## start Extracted records

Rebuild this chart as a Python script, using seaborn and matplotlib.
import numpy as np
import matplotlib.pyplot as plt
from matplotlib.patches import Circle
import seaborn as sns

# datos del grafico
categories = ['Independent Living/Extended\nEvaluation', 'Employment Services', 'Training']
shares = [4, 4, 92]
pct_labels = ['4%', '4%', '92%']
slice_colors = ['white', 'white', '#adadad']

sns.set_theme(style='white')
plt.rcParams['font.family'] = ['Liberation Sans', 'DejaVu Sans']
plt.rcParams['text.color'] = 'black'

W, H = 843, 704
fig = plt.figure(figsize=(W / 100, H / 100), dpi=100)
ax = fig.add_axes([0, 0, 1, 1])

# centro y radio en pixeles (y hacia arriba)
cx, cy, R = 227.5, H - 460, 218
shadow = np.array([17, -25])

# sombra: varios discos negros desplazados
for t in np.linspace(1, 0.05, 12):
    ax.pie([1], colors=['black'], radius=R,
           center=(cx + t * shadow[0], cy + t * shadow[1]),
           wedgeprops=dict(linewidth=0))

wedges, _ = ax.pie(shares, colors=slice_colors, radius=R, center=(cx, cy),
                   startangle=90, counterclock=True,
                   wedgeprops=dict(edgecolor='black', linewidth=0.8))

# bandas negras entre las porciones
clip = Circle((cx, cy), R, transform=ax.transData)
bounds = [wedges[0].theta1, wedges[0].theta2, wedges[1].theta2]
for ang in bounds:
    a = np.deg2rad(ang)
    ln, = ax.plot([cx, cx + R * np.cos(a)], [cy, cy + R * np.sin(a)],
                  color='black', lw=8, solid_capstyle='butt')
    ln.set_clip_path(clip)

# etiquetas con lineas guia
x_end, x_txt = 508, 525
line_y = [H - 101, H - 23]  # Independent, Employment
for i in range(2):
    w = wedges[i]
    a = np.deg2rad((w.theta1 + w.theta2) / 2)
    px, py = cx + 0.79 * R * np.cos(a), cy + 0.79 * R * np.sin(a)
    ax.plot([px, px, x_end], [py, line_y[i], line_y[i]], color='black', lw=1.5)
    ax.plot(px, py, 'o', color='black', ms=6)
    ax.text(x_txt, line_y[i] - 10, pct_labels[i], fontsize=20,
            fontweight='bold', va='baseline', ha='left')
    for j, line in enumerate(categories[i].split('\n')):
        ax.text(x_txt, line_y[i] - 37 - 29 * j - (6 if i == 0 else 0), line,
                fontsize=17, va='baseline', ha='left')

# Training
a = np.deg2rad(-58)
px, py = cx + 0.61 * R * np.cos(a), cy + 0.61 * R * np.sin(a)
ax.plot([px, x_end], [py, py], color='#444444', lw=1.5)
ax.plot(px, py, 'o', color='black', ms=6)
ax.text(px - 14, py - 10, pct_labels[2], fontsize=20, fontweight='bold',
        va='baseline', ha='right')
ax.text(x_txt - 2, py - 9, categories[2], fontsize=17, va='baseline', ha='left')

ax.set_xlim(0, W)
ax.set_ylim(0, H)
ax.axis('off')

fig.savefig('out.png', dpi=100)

## end Extracted records
## start Extracted records

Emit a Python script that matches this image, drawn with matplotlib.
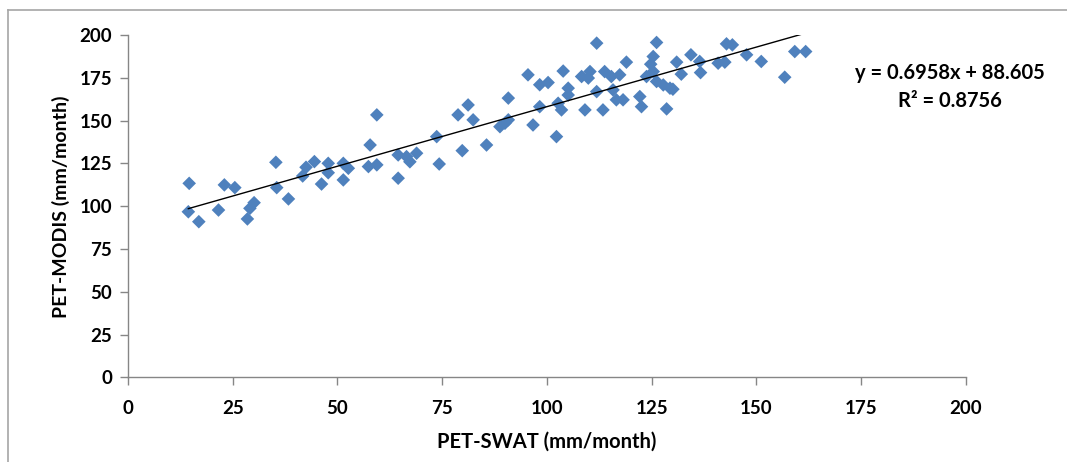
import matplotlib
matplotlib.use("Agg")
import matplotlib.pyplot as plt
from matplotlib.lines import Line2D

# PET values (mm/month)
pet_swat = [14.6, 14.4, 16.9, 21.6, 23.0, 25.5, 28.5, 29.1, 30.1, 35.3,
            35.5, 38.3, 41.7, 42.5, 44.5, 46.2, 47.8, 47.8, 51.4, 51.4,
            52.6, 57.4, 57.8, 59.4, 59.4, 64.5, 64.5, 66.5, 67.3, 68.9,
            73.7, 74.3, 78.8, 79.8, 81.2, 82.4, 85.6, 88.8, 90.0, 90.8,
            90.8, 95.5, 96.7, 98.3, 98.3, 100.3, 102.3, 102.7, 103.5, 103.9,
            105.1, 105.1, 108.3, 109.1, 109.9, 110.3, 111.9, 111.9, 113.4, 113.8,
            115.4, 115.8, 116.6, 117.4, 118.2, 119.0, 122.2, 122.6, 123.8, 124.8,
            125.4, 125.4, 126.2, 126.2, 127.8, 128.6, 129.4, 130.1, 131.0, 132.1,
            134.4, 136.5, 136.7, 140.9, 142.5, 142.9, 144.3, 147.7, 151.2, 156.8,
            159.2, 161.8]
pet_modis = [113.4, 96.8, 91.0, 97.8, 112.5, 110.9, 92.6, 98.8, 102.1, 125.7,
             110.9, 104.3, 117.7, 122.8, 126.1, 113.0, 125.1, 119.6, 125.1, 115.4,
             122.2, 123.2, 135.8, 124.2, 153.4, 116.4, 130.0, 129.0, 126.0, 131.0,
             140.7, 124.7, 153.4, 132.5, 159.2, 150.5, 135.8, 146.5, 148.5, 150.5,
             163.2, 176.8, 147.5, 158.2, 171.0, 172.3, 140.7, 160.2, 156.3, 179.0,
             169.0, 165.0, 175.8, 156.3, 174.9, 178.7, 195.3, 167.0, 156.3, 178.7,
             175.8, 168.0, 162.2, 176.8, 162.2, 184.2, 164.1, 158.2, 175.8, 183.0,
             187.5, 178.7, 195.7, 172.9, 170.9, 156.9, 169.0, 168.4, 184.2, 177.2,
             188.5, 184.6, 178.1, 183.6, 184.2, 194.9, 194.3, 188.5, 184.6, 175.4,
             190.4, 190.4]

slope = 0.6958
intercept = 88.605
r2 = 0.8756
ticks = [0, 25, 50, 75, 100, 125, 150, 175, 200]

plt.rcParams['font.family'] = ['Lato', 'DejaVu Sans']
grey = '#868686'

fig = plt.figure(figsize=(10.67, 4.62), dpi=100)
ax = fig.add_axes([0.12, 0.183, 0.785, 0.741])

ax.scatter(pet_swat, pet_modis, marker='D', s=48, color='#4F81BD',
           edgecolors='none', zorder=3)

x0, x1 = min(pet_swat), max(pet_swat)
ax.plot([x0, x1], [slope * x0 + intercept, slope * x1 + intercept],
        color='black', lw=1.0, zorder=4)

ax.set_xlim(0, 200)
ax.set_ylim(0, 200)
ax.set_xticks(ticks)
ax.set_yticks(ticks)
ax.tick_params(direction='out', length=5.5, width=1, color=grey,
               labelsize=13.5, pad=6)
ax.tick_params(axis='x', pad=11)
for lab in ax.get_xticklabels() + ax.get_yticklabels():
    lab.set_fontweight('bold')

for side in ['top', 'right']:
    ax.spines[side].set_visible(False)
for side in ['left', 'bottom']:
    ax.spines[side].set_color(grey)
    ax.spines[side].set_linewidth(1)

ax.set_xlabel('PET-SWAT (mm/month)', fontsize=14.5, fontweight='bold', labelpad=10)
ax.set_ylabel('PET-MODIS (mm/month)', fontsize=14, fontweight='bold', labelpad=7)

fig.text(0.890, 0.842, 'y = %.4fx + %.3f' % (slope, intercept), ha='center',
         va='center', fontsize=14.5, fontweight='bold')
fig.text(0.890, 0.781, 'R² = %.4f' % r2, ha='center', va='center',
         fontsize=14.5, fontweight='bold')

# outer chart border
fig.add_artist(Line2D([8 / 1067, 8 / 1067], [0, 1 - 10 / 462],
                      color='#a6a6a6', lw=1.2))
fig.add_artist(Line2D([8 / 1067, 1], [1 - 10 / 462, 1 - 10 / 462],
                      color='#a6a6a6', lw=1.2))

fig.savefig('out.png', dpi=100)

## end Extracted records

# Written problem
Pictures are not part of the copy. Reproduce the lines from the one containing "Emit a Python" through the one containing "from matplotlib.lines import Line2D", exactly and nothing more.

# Response for this exercise
Emit a Python script that matches this image, drawn with matplotlib.
import matplotlib
matplotlib.use("Agg")
import matplotlib.pyplot as plt
from matplotlib.lines import Line2D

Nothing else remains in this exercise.